• GIVEN REQUEST: Skip all pictures, then print the remaining material exactly.

• DATA:
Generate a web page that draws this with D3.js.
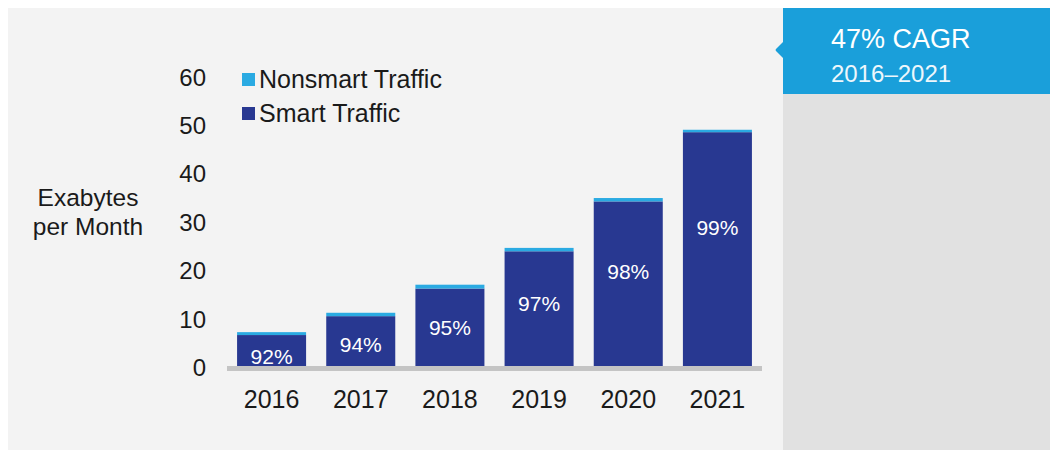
<!DOCTYPE html>
<html>
<head>
<meta charset="utf-8">
<script src="https://cdn.jsdelivr.net/npm/d3@7"></script>
<style>
  html, body { margin: 0; padding: 0; background: #ffffff; }
  svg { display: block; font-family: "Liberation Sans", Arial, sans-serif; }
</style>
</head>
<body>
<svg id="chart" width="1050" height="451"></svg>
<script>
// Mobile data traffic, exabytes per month
const years = ["2016", "2017", "2018", "2019", "2020", "2021"];
const smartTraffic = [6.6, 10.5, 16.2, 23.9, 34.2, 48.5];
const nonsmartTraffic = [0.6, 0.7, 0.8, 0.7, 0.7, 0.5];
const smartShare = ["92%", "94%", "95%", "97%", "98%", "99%"];
const yTicks = [0, 10, 20, 30, 40, 50, 60];
const legendItems = ["Nonsmart Traffic", "Smart Traffic"];
const calloutLines = ["47% CAGR", "2016\u20132021"];

const COLOR_SMART = "#283891";
const COLOR_NONSMART = "#2aaae2";

const svg = d3.select("#chart");

// Backgrounds: light panel for the chart, grey side panel with blue callout
svg.append("rect").attr("x", 8).attr("y", 8).attr("width", 775).attr("height", 442).attr("fill", "#f3f3f3");
svg.append("rect").attr("x", 783).attr("y", 8).attr("width", 267).attr("height", 442).attr("fill", "#e1e1e1");
svg.append("rect").attr("x", 783).attr("y", 8).attr("width", 267).attr("height", 86).attr("fill", "#1a9fda");
svg.append("path").attr("d", "M783,42 L776,49 Q775,50 776,51 L783,58 Z").attr("fill", "#1a9fda");

svg.append("text").attr("x", 831).attr("y", 48).attr("fill", "#ffffff")
  .attr("font-size", 27).text(calloutLines[0]);
svg.append("text").attr("x", 831).attr("y", 82).attr("fill", "#eef7fc")
  .attr("font-size", 24).text(calloutLines[1]);

// Scales
const x = d3.scaleBand().domain(years).range([227, 762]).paddingInner(0.226).paddingOuter(0.113);
const y = d3.scaleLinear().domain([0, 60]).range([367, 76.5]);

const rows = years.map((yr, i) => ({
  year: yr,
  smart: smartTraffic[i],
  nonsmart: nonsmartTraffic[i],
  share: smartShare[i]
}));

const stack = d3.stack().keys(["smart", "nonsmart"]);
const series = stack(rows);
const colors = { smart: COLOR_SMART, nonsmart: COLOR_NONSMART };

svg.append("g").selectAll("g").data(series).join("g")
  .attr("fill", d => colors[d.key])
  .selectAll("rect").data(d => d).join("rect")
  .attr("x", d => x(d.data.year))
  .attr("width", x.bandwidth())
  .attr("y", d => y(d[1]))
  .attr("height", d => y(d[0]) - y(d[1]));

// Baseline
svg.append("rect").attr("x", 227).attr("y", y(0) - 1).attr("width", 535).attr("height", 5).attr("fill", "#c4c4c4");

// Share labels inside the smart-traffic bars, sitting a little above centre on taller bars
svg.append("g").selectAll("text").data(rows).join("text")
  .attr("x", d => x(d.year) + x.bandwidth() / 2)
  .attr("y", d => {
    const h = y(0) - y(d.smart);
    return y(0) + 10.5 - 0.64 * h;
  })
  .attr("dy", "0.35em")
  .attr("text-anchor", "middle")
  .attr("fill", "#ffffff")
  .attr("font-size", 21)
  .text(d => d.share);

// Y axis tick labels
const yAxis = d3.axisLeft(y).tickValues(yTicks).tickSize(0).tickPadding(0);
const gy = svg.append("g").attr("transform", "translate(206,0)").call(yAxis);
gy.select(".domain").remove();
gy.selectAll("text").attr("font-size", 24).attr("fill", "#1a1a1a")
  .attr("font-family", "'Liberation Sans', Arial, sans-serif").attr("dy", "0.36em");

// X axis year labels
const xAxis = d3.axisBottom(x).tickSize(0).tickPadding(0);
const gx = svg.append("g").attr("transform", "translate(0,390)").call(xAxis);
gx.select(".domain").remove();
gx.selectAll("text").attr("font-size", 25).attr("fill", "#1a1a1a")
  .attr("font-family", "'Liberation Sans', Arial, sans-serif").attr("dy", "0.72em");

// Y axis title
const title = svg.append("text").attr("text-anchor", "middle").attr("font-size", 24.5).attr("fill", "#1a1a1a");
title.append("tspan").attr("x", 88).attr("y", 206).text("Exabytes");
title.append("tspan").attr("x", 88).attr("y", 235).text("per Month");

// Legend
const legend = svg.append("g");
const legendColors = [COLOR_NONSMART, COLOR_SMART];
legendItems.forEach((label, i) => {
  const ly = 79.5 + i * 34;
  legend.append("rect").attr("x", 242).attr("y", ly - 6.5).attr("width", 13).attr("height", 13).attr("fill", legendColors[i]);
  legend.append("text").attr("x", 259).attr("y", ly).attr("dy", "0.35em")
    .attr("font-size", 25).attr("fill", "#1a1a1a").text(label);
});
</script>
</body>
</html>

• EXPECTED ANSWER:
Generate a web page that draws this with D3.js.
<!DOCTYPE html>
<html>
<head>
<meta charset="utf-8">
<script src="https://cdn.jsdelivr.net/npm/d3@7"></script>
<style>
  html, body { margin: 0; padding: 0; background: #ffffff; }
  svg { display: block; font-family: "Liberation Sans", Arial, sans-serif; }
</style>
</head>
<body>
<svg id="chart" width="1050" height="451"></svg>
<script>
// Mobile data traffic, exabytes per month
const years = ["2016", "2017", "2018", "2019", "2020", "2021"];
const smartTraffic = [6.6, 10.5, 16.2, 23.9, 34.2, 48.5];
const nonsmartTraffic = [0.6, 0.7, 0.8, 0.7, 0.7, 0.5];
const smartShare = ["92%", "94%", "95%", "97%", "98%", "99%"];
const yTicks = [0, 10, 20, 30, 40, 50, 60];
const legendItems = ["Nonsmart Traffic", "Smart Traffic"];
const calloutLines = ["47% CAGR", "2016\u20132021"];

const COLOR_SMART = "#283891";
const COLOR_NONSMART = "#2aaae2";

const svg = d3.select("#chart");

// Backgrounds: light panel for the chart, grey side panel with blue callout
svg.append("rect").attr("x", 8).attr("y", 8).attr("width", 775).attr("height", 442).attr("fill", "#f3f3f3");
svg.append("rect").attr("x", 783).attr("y", 8).attr("width", 267).attr("height", 442).attr("fill", "#e1e1e1");
svg.append("rect").attr("x", 783).attr("y", 8).attr("width", 267).attr("height", 86).attr("fill", "#1a9fda");
svg.append("path").attr("d", "M783,42 L776,49 Q775,50 776,51 L783,58 Z").attr("fill", "#1a9fda");

svg.append("text").attr("x", 831).attr("y", 48).attr("fill", "#ffffff")
  .attr("font-size", 27).text(calloutLines[0]);
svg.append("text").attr("x", 831).attr("y", 82).attr("fill", "#eef7fc")
  .attr("font-size", 24).text(calloutLines[1]);

// Scales
const x = d3.scaleBand().domain(years).range([227, 762]).paddingInner(0.226).paddingOuter(0.113);
const y = d3.scaleLinear().domain([0, 60]).range([367, 76.5]);

const rows = years.map((yr, i) => ({
  year: yr,
  smart: smartTraffic[i],
  nonsmart: nonsmartTraffic[i],
  share: smartShare[i]
}));

const stack = d3.stack().keys(["smart", "nonsmart"]);
const series = stack(rows);
const colors = { smart: COLOR_SMART, nonsmart: COLOR_NONSMART };

svg.append("g").selectAll("g").data(series).join("g")
  .attr("fill", d => colors[d.key])
  .selectAll("rect").data(d => d).join("rect")
  .attr("x", d => x(d.data.year))
  .attr("width", x.bandwidth())
  .attr("y", d => y(d[1]))
  .attr("height", d => y(d[0]) - y(d[1]));

// Baseline
svg.append("rect").attr("x", 227).attr("y", y(0) - 1).attr("width", 535).attr("height", 5).attr("fill", "#c4c4c4");

// Share labels inside the smart-traffic bars, sitting a little above centre on taller bars
svg.append("g").selectAll("text").data(rows).join("text")
  .attr("x", d => x(d.year) + x.bandwidth() / 2)
  .attr("y", d => {
    const h = y(0) - y(d.smart);
    return y(0) + 10.5 - 0.64 * h;
  })
  .attr("dy", "0.35em")
  .attr("text-anchor", "middle")
  .attr("fill", "#ffffff")
  .attr("font-size", 21)
  .text(d => d.share);

// Y axis tick labels
const yAxis = d3.axisLeft(y).tickValues(yTicks).tickSize(0).tickPadding(0);
const gy = svg.append("g").attr("transform", "translate(206,0)").call(yAxis);
gy.select(".domain").remove();
gy.selectAll("text").attr("font-size", 24).attr("fill", "#1a1a1a")
  .attr("font-family", "'Liberation Sans', Arial, sans-serif").attr("dy", "0.36em");

// X axis year labels
const xAxis = d3.axisBottom(x).tickSize(0).tickPadding(0);
const gx = svg.append("g").attr("transform", "translate(0,390)").call(xAxis);
gx.select(".domain").remove();
gx.selectAll("text").attr("font-size", 25).attr("fill", "#1a1a1a")
  .attr("font-family", "'Liberation Sans', Arial, sans-serif").attr("dy", "0.72em");

// Y axis title
const title = svg.append("text").attr("text-anchor", "middle").attr("font-size", 24.5).attr("fill", "#1a1a1a");
title.append("tspan").attr("x", 88).attr("y", 206).text("Exabytes");
title.append("tspan").attr("x", 88).attr("y", 235).text("per Month");

// Legend
const legend = svg.append("g");
const legendColors = [COLOR_NONSMART, COLOR_SMART];
legendItems.forEach((label, i) => {
  const ly = 79.5 + i * 34;
  legend.append("rect").attr("x", 242).attr("y", ly - 6.5).attr("width", 13).attr("height", 13).attr("fill", legendColors[i]);
  legend.append("text").attr("x", 259).attr("y", ly).attr("dy", "0.35em")
    .attr("font-size", 25).attr("fill", "#1a1a1a").text(label);
});
</script>
</body>
</html>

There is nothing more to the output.